On one hand, I'm greatly amused by TV Tropes, mostly the WMG, Fridge, Headscratchers, and Nightmare Fuel. There's few things that don't inspire my writing in some way, and it's useful to learn which archetypes and plot devices are present in certain media and commonly associated with each other. On the other hand, I couldn't care less about genre expectations, I do find many "tropes" to be cliche, and I've come to the conclusion that almost any conceivable element occurring in more than one medium is considered a trope. Do any of your characters happen to have dark hair, light skin, and an offbeat personality? Then you have an Eerie Pale-Skinned Brunette. Anyone with light hair and dark skin? Well there's a trope for that too. How many guns makes a Gun Nut? Am I a Knife Nut because I have multiple on me and scattered about my room? Ambiguosly Gay could be any American man nowadays in my eyes, but if that offends you, maybe you're Ambiguosly Straight.


----------



## Mythopoet (Feb 1, 2016)

Curse you Nerdy! I almost got caught in the tvtropes back hole when I looked up WMG.


----------



## Graham M (Feb 3, 2016)

I think you hit it on the proverbial nail, Heliotrope: the key in using tropes (or 'literary conventions,' if you prefer) is to put your own twist on them so they don't become cliches.


----------



## Erudite (Feb 4, 2016)

As an economics major, I look at tropes to be something with which we analyze past occurrences. I think one could craft works out of a trope (or series of tropes), but I think it best to revisit and learn from your writing that which isn't found without macro level analysis.

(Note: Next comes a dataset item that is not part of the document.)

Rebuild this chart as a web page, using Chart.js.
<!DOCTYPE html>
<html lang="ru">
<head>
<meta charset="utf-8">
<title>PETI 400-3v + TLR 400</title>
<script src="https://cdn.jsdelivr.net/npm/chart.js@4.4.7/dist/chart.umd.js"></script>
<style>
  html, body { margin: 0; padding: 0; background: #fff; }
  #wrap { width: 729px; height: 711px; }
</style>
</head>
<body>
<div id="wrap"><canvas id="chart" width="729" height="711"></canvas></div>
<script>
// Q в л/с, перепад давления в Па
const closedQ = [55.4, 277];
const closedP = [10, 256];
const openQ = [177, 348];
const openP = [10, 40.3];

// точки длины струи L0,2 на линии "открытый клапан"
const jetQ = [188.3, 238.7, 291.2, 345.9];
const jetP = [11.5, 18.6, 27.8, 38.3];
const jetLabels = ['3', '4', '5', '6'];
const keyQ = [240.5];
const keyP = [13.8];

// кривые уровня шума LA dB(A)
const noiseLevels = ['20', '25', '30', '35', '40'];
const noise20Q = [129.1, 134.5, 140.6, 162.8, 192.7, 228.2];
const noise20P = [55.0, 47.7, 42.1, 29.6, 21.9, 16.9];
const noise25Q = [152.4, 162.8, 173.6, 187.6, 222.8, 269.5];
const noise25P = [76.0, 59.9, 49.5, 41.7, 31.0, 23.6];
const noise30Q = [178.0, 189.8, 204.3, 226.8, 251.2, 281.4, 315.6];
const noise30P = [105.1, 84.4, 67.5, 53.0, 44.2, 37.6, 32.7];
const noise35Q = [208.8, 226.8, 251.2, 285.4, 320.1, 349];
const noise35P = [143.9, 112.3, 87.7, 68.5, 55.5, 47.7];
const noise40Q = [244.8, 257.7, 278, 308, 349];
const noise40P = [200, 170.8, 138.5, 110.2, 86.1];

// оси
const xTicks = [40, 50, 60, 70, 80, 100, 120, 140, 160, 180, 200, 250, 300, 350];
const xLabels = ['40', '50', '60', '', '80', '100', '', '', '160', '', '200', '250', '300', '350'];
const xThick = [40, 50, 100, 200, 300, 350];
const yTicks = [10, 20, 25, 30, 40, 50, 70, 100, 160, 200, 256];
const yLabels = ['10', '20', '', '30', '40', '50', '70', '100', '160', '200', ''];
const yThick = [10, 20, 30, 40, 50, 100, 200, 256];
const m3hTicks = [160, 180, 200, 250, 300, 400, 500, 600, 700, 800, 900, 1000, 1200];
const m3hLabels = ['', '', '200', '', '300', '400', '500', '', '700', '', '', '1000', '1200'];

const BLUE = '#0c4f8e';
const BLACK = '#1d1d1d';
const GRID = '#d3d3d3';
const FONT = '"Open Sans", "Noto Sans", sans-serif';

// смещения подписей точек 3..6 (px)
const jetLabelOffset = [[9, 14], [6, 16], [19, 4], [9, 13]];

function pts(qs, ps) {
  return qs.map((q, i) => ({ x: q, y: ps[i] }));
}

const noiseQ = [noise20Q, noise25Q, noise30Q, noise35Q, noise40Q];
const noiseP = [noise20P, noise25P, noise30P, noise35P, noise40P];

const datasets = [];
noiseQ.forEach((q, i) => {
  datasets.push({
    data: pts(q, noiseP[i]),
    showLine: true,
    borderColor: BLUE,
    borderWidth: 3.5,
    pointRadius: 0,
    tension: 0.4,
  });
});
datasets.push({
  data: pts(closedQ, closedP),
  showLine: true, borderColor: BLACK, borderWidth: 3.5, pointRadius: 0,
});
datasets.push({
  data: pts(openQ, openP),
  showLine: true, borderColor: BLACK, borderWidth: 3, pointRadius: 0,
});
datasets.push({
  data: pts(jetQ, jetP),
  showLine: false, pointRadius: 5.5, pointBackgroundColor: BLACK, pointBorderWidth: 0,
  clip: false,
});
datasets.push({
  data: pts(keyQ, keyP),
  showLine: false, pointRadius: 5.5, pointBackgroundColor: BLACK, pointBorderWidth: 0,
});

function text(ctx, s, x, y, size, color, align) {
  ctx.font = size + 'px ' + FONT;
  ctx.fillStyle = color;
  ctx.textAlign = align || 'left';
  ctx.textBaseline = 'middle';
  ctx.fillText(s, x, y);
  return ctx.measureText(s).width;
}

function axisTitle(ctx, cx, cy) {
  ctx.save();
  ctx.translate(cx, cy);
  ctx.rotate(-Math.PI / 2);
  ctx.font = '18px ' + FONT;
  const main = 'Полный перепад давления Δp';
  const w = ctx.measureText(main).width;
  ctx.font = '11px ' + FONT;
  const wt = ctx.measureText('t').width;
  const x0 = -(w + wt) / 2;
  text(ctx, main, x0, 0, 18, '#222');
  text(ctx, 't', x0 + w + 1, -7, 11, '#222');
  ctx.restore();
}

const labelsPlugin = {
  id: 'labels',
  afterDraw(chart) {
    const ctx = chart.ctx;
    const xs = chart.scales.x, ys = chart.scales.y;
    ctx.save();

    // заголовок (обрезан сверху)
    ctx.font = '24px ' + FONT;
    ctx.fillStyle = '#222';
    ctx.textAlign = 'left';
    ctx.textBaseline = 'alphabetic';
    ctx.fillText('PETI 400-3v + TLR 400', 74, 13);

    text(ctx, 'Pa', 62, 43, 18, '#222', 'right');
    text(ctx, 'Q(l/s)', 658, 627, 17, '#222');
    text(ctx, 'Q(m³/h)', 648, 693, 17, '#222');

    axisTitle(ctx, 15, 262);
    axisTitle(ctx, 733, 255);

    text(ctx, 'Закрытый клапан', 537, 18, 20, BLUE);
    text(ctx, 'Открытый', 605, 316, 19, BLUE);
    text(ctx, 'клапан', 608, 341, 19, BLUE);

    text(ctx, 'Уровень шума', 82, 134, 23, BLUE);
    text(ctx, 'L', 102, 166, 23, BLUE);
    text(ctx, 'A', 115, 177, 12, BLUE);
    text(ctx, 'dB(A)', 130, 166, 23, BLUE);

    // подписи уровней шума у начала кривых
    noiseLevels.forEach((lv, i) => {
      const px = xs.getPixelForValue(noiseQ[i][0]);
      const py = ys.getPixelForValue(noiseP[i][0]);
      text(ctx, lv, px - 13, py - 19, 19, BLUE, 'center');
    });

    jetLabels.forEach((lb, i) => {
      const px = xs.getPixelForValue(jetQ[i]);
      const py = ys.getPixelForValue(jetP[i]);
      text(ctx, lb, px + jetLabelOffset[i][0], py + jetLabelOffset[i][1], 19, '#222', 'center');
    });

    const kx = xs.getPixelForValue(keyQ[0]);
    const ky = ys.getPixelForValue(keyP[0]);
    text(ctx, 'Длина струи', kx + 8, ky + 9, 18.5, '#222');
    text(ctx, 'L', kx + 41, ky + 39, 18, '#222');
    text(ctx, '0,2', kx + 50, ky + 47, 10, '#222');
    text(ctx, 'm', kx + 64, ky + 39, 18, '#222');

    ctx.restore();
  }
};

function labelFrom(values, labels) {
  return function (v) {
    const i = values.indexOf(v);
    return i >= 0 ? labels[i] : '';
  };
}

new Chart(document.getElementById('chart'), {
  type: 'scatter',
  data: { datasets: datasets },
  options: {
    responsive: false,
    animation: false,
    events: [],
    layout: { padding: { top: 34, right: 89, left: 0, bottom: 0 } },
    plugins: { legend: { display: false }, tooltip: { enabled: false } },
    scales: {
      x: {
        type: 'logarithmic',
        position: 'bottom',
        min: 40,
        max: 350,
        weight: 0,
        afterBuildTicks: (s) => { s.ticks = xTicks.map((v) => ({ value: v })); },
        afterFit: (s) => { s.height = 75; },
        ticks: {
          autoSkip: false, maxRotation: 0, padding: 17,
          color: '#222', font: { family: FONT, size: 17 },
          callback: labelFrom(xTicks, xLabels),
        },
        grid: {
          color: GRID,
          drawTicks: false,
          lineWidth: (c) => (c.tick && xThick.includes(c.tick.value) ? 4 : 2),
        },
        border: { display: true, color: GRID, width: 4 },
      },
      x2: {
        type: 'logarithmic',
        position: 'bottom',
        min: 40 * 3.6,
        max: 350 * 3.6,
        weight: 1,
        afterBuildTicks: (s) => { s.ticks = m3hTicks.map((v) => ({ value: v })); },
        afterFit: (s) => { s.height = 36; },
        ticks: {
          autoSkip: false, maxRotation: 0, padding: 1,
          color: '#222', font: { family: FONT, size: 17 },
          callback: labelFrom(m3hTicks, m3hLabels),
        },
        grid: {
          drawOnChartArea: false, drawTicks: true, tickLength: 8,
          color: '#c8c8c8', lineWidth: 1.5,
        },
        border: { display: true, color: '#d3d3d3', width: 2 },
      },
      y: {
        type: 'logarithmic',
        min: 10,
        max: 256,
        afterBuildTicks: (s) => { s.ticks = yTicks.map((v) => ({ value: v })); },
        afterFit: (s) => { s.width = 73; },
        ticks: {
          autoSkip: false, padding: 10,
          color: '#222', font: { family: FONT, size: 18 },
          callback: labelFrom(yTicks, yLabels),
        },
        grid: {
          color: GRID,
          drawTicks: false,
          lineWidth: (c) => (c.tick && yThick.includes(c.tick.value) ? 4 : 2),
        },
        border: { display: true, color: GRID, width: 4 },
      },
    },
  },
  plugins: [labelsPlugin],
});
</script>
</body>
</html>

A God Am I - the idea of becoming a god, only to the detriment of the term "god" - I'm reminded of _The Road to Eldorado_, wherein our two heroes are deemed to be gods simply by coincidence. Their downfall is then not marred by this recognition by the people because of perils of war, etc.


----------



## WooHooMan (Feb 4, 2016)

Graham M said:


> I think you hit it on the proverbial nail, Heliotrope: the key in using tropes (or 'literary conventions,' if you prefer) is to put your own twist on them so they don't become cliches.

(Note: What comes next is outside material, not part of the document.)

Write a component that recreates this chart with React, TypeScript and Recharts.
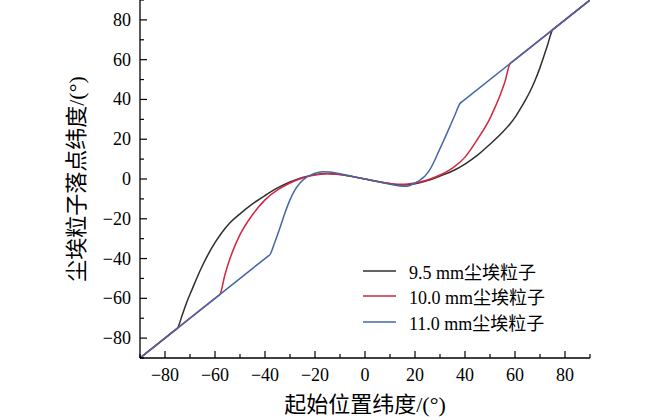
import React from 'react';
import { LineChart, Line, XAxis, YAxis, Legend } from 'recharts';

const FONT = '"Liberation Serif", "Times New Roman", "Noto Sans CJK SC", serif';

const axisTicks = [-90, -80, -70, -60, -50, -40, -30, -20, -10, 0, 10, 20, 30, 40, 50, 60, 70, 80, 90];

const xTitle = '起始位置纬度/(°)';
const yTitle = '尘埃粒子落点纬度/(°)';

const seriesNames = ['9.5 mm尘埃粒子', '10.0 mm尘埃粒子', '11.0 mm尘埃粒子'];
const seriesColors = ['#2f2f2f', '#d3263f', '#4467a6'];

const blackX = [-90, -76, -75, -73, -71, -69, -67, -65, -63, -60, -57, -54, -50, -45, -40, -35, -30, -25, -20, -15, -10, -5, 0, 5, 10, 15, 20, 25, 30, 35, 40, 45, 50, 55, 58, 60, 62, 64, 66, 68, 70, 73, 75, 76, 90];
const blackY = [-90, -76, -75, -68, -61, -55, -49, -43.5, -38.5, -32, -26.5, -22, -17.5, -12.5, -8.3, -4.5, -1.5, 0.8, 2.2, 2.8, 2.3, 1.2, 0, -1.3, -2.4, -3, -2.4, -0.8, 1.5, 4, 7.5, 12, 17.5, 23.5, 27.7, 31, 35, 39.3, 44, 49.5, 56, 67.3, 75, 76, 90];

const redX = [-90, -59, -58, -56, -54, -52, -50, -45, -40, -35, -30, -25, -20, -15, -10, -5, 0, 5, 10, 15, 20, 25, 30, 35, 40, 45, 50, 52, 54, 56, 58, 59, 90];
const redY = [-90, -59, -58, -48, -40, -33.5, -28, -18, -10.5, -5.5, -2, 0.5, 2, 2.7, 2.2, 1.2, 0, -1.2, -2.2, -2.7, -2, -0.5, 2, 5.5, 11, 20, 30.5, 36, 42, 49, 58, 59, 90];

const blueX = [-90, -39, -38, -36, -34, -32, -30, -28, -26, -24, -22, -20, -17, -14, -10, -5, 0, 5, 10, 14, 17, 20, 22, 24, 26, 28, 30, 32, 34, 36, 38, 39, 90];
const blueY = [-90, -39, -38, -31.5, -24.5, -17, -10.5, -5.5, -2, 0.3, 1.8, 2.9, 3.7, 3.5, 2.6, 1.3, 0, -1.3, -2.6, -3.5, -3.6, -2, -0.5, 1.5, 4.8, 9.7, 15.3, 20.8, 26.5, 32.3, 38, 39, 90];

const toPoints = (xs: number[], ys: number[]) => xs.map((x, i) => ({ x, y: ys[i] }));

const blackData = toPoints(blackX, blackY);
const redData = toPoints(redX, redY);
const blueData = toPoints(blueX, blueY);

const fmt = (v: number) => (v < 0 ? '\u2212' + Math.abs(v) : String(v));

const XTick = (props: any) => {
  const { x, y, payload } = props;
  const v = payload.value;
  const major = v % 20 === 0;
  return (
    <g>
      <line x1={x} x2={x} y1={y} y2={y - (major ? 7 : 4)} stroke="#000" strokeWidth={1.2} />
      {major && (
        <text x={x} y={y + 23} textAnchor="middle" fontSize={18} fontFamily={FONT} fill="#000">
          {fmt(v)}
        </text>
      )}
    </g>
  );
};

const YTick = (props: any) => {
  const { x, y, payload } = props;
  const v = payload.value;
  const major = v % 20 === 0;
  return (
    <g>
      <line x1={x} x2={x + (major ? 7 : 4)} y1={y} y2={y} stroke="#000" strokeWidth={1.2} />
      {major && (
        <text x={x - 9} y={y + 6} textAnchor="end" fontSize={18} fontFamily={FONT} fill="#000">
          {fmt(v)}
        </text>
      )}
    </g>
  );
};

const XLabel = (props: any) => {
  const vb = props.viewBox || { x: 140, y: 358, width: 450, height: 62 };
  const cx = vb.x + vb.width / 2;
  return (
    <text x={cx} y={vb.y + 54} textAnchor="middle" fontSize={22} fontFamily={FONT} fill="#000">
      {xTitle}
    </text>
  );
};

const YLabel = (props: any) => {
  const vb = props.viewBox || { x: 0, y: 0, width: 140, height: 358 };
  const cx = 76;
  const cy = vb.y + vb.height / 2;
  return (
    <text
      x={cx}
      y={cy}
      transform={`rotate(-90, ${cx}, ${cy})`}
      textAnchor="middle"
      dominantBaseline="central"
      fontSize={22}
      fontFamily={FONT}
      fill="#000"
    >
      {yTitle}
    </text>
  );
};

const LegendContent = () => (
  <div style={{ fontFamily: FONT, fontSize: 18, color: '#000' }}>
    {seriesNames.map((n, i) => (
      <div key={n} style={{ display: 'flex', alignItems: 'center', height: 25.5, whiteSpace: 'nowrap' }}>
        <svg width={33} height={4} style={{ display: 'block' }}>
          <line x1={0} x2={33} y1={2} y2={2} stroke={seriesColors[i]} strokeWidth={1.5} />
        </svg>
        <span style={{ marginLeft: 13 }}>{n}</span>
      </div>
    ))}
  </div>
);

export default function App() {
  return (
    <div style={{ position: 'absolute', left: 0, top: 0 }}>
      <LineChart width={650} height={420} margin={{ top: 0, right: 60, bottom: 0, left: 0 }}>
        <XAxis
          type="number"
          dataKey="x"
          domain={[-90, 90]}
          ticks={axisTicks}
          interval={0}
          tickSize={0}
          tickMargin={0}
          tickLine={false}
          tick={<XTick />}
          height={62}
          axisLine={{ stroke: '#000', strokeWidth: 1.3 }}
          allowDataOverflow
          label={XLabel}
        />
        <YAxis
          type="number"
          dataKey="y"
          domain={[-90, 90]}
          ticks={axisTicks}
          interval={0}
          tickSize={0}
          tickMargin={0}
          tickLine={false}
          tick={<YTick />}
          width={140}
          axisLine={{ stroke: '#000', strokeWidth: 1.3 }}
          allowDataOverflow
          label={YLabel}
        />
        <Legend
          layout="vertical"
          align="center"
          verticalAlign="middle"
          content={<LegendContent />}
          wrapperStyle={{ position: 'absolute', left: 363, top: 258, width: 240 }}
        />
        <Line data={blackData} dataKey="y" name={seriesNames[0]} type="monotone" stroke={seriesColors[0]} strokeWidth={1.5} dot={false} isAnimationActive={false} />
        <Line data={redData} dataKey="y" name={seriesNames[1]} type="monotone" stroke={seriesColors[1]} strokeWidth={1.5} dot={false} isAnimationActive={false} />
        <Line data={blueData} dataKey="y" name={seriesNames[2]} type="monotone" stroke={seriesColors[2]} strokeWidth={1.5} dot={false} isAnimationActive={false} />
      </LineChart>
    </div>
  );
}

This is actually the big reason why I dislike TvTropes as a writing tool.  
It tells people that a story is just a collection of tropes and that the key to "using tropes well" (and thus creating a good story) is to subvert, avert, deconstruct or lampshade them otherwise they risk being a cliche.  Originality (or, more accurately, awareness) is the be-all-end-all of good writing to them.

On the subject of Heliotropes posts: I assumed that the reason why the Lego Movie's twist on a prophecy worked was because of how it tied in to the idea of an individual's imagination/purpose with the individual being Emmet, the other Lego people, the kid, Will Ferrell and each member of the audience.
I mean, when Emmet gave that whole spiel about how "you are the most talented, most interesting, and most extraordinary person in the universe and you are capable of amazing things because you are the Special," you can't honestly say that you didn't feel like he wasn't talking to you on some level.
Plus that's exactly the kind of thing you tell a child when you're trying to encourage them to be creative.

So, yeah, that's why the prophecy in the Lego Movie worked.  Not because it's a twist on how you expect prophecies to work in fiction.  The fact that it is a twist on the prophecy trope may as well be a coincidence.


----------



## Garren Jacobsen (Feb 4, 2016)

You can play every single trope straight and still come off as being creative or original or write a damn fine novel. Tropes are good for ex-post analysis and should not really be thought about ex-ante or while you are writing. They are good to look at and see where your story might be weak and then utilize the trope that people expect and change things up.


----------



## Miskatonic (Feb 5, 2016)

I use the TV Tropes site more for entertainment and finding terms for things that I could explain but could never put a name on. 

It also lets you look at books you really like and see what tropes people have found in them.


----------



## Mythopoet (Feb 5, 2016)

Honestly, I think it's less important _which_ trope you are looking at and much more important that you make sure you're looking at tropes in the right way and asking the right questions. 

The most important thing you can glean from an understanding of trope is answering questions of why tropes have become tropes. Why do readers enjoy reading about this particular scenario/detail over and over? What type of emotional/psychological experience does it give them that they enjoy repeating? And understanding that there are likely to be multiple answers to these questions depending on what type of reader you are thinking of.


----------